> **Task directions**
Reproduce all the lines exactly as they stand, apart from the pictures.
# START OF Material provided
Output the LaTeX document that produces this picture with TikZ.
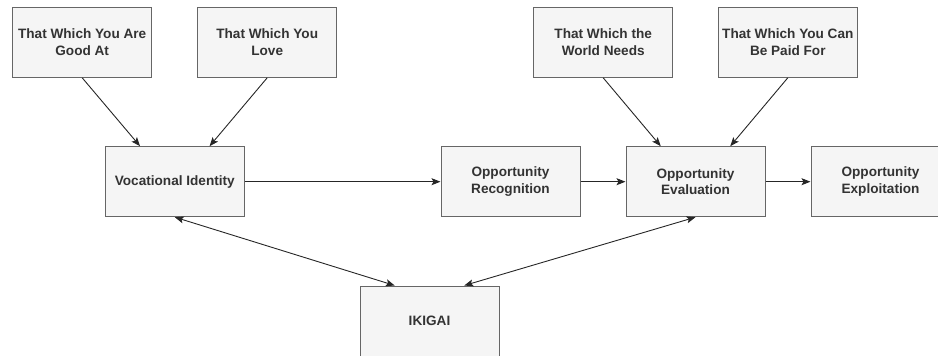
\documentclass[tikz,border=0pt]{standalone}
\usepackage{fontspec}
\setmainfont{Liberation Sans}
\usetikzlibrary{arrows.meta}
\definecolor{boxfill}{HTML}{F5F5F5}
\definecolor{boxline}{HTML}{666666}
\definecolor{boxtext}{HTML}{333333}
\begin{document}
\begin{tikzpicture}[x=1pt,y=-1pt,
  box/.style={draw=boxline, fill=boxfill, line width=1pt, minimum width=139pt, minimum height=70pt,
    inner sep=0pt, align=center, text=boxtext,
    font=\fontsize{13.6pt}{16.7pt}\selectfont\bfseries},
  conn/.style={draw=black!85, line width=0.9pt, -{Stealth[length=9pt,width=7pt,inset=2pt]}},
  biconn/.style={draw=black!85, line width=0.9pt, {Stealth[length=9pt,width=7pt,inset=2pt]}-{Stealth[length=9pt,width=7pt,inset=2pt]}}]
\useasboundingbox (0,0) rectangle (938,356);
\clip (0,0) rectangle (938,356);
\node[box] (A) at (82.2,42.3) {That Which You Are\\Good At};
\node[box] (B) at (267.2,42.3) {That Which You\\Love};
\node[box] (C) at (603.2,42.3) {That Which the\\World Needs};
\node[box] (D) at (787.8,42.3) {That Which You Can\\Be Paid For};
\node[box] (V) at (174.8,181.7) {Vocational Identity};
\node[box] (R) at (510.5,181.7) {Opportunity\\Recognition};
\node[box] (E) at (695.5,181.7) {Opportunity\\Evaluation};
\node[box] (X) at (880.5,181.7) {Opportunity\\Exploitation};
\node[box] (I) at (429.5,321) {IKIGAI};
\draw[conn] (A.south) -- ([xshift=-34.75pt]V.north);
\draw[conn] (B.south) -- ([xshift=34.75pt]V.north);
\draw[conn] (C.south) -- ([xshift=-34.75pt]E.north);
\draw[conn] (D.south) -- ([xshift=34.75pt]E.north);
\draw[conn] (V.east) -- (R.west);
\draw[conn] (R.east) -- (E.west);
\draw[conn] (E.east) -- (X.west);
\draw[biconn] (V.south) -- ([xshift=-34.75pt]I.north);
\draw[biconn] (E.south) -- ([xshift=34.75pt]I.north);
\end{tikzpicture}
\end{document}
# END OF Material provided
> **Correct result**
Output the LaTeX document that produces this picture with TikZ.
\documentclass[tikz,border=0pt]{standalone}
\usepackage{fontspec}
\setmainfont{Liberation Sans}
\usetikzlibrary{arrows.meta}
\definecolor{boxfill}{HTML}{F5F5F5}
\definecolor{boxline}{HTML}{666666}
\definecolor{boxtext}{HTML}{333333}
\begin{document}
\begin{tikzpicture}[x=1pt,y=-1pt,
  box/.style={draw=boxline, fill=boxfill, line width=1pt, minimum width=139pt, minimum height=70pt,
    inner sep=0pt, align=center, text=boxtext,
    font=\fontsize{13.6pt}{16.7pt}\selectfont\bfseries},
  conn/.style={draw=black!85, line width=0.9pt, -{Stealth[length=9pt,width=7pt,inset=2pt]}},
  biconn/.style={draw=black!85, line width=0.9pt, {Stealth[length=9pt,width=7pt,inset=2pt]}-{Stealth[length=9pt,width=7pt,inset=2pt]}}]
\useasboundingbox (0,0) rectangle (938,356);
\clip (0,0) rectangle (938,356);
\node[box] (A) at (82.2,42.3) {That Which You Are\\Good At};
\node[box] (B) at (267.2,42.3) {That Which You\\Love};
\node[box] (C) at (603.2,42.3) {That Which the\\World Needs};
\node[box] (D) at (787.8,42.3) {That Which You Can\\Be Paid For};
\node[box] (V) at (174.8,181.7) {Vocational Identity};
\node[box] (R) at (510.5,181.7) {Opportunity\\Recognition};
\node[box] (E) at (695.5,181.7) {Opportunity\\Evaluation};
\node[box] (X) at (880.5,181.7) {Opportunity\\Exploitation};
\node[box] (I) at (429.5,321) {IKIGAI};
\draw[conn] (A.south) -- ([xshift=-34.75pt]V.north);
\draw[conn] (B.south) -- ([xshift=34.75pt]V.north);
\draw[conn] (C.south) -- ([xshift=-34.75pt]E.north);
\draw[conn] (D.south) -- ([xshift=34.75pt]E.north);
\draw[conn] (V.east) -- (R.west);
\draw[conn] (R.east) -- (E.west);
\draw[conn] (E.east) -- (X.west);
\draw[biconn] (V.south) -- ([xshift=-34.75pt]I.north);
\draw[biconn] (E.south) -- ([xshift=34.75pt]I.north);
\end{tikzpicture}
\end{document}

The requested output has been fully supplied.